If that's correct, it was a both a cynical gamble and a foolish one. Cynical, because events in Chechnya over the last 15 years, for example, will have made it plain that Russia would react to any challenge to its regional dominance decisively and with extreme brutality. The Georgian government will have banked on this, so that it could then paint itself as the victim of Russian aggression, even though it was Saakashvili who initiated this sharp escalation of the conflict from border skirmishes to open warfare by launching "a massive artillery assault on the town of Tskhinvali, which has no purely military targets and whose residents, the Georgians say, lest we forget, are their own citizens", quoting de Waal. Portraying itself as the innocent victim, the Georgian government could then cry out for international assistance, and plead a stronger case for NATO membership as a necessity to defend itself.

And foolish because unless Washington actually planned for, or Tiblisi genuinely expected, some sort of military intervention from
NATO - a pretty outlandish assumption - it was plain that Russia would crush the Georgian forces swiftly and with ease, thus tightening its grip over South Ossetia and probably Abkhazia (another pro-Russian breakaway region of Georgia) as well.

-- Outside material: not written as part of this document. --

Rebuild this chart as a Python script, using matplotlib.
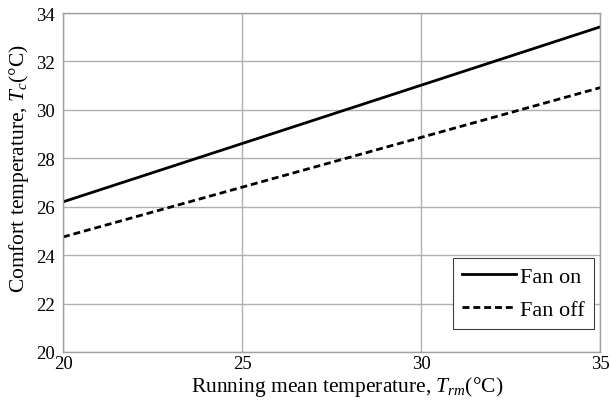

As a leading member of NATO, and one always ready to team up with the US against the continental European members, Britain immediately took sides in the conflict. Reuters reports:

"At the request of Russia, the U.N. Security Council held an emergency session in New York but failed to reach consensus early Friday on a Russian-drafted statement. The council concluded it was at a stalemate after the US, Britain and some other members backed the Georgians in rejecting a phrase in the three-sentence draft statement that would have required both sides "to renounce the use of force," council diplomats said."

From a British point of view, we can expect most media, politicians and commentators to fall into line, with Russia portrayed as the sole aggressor. One Sky News presenter opened his interview with some rent-a-pundit yesterday by demanding "What on earth does Russia think its doing?", which might have been a fair question if it had been followed by a query as to what Georgia thought it was doing picking a fight with the same Russian army that laid waste to Chechnya in the 1990s, and what the US thought it was doing by helping the Georgian government launch itself into this foolish adventure to begin with. But faith in the state religion that war is never "our" fault remains strong, even after Iraq, so these questions will rarely be asked.

The fact is that all sides have shown contempt for human life in pursuit of unworthy objectives. For Washington and its lapdogs, the goal has been strategic advantage in Central Asia; for the Georgian government, the patronage of a wealthy superpower; for
Saakashvili more personally, the chance to reinvent himself after recent domestic troubles as a national hero; and for Russia, the instilling of fear into anyone in its backyard who dares to challenge its supremacy (call it state terrorism, as long as you're prepared to recognise that we're not averse to such behaviour ourselves).

In amongst this geo-strategic manoeuvring, the lives of Georgians, Ossentians and Russians have been mere pawns to be casually disposed of, underlining once again the old maxim of international relations; that the strong do as they please while the weak suffer as they must.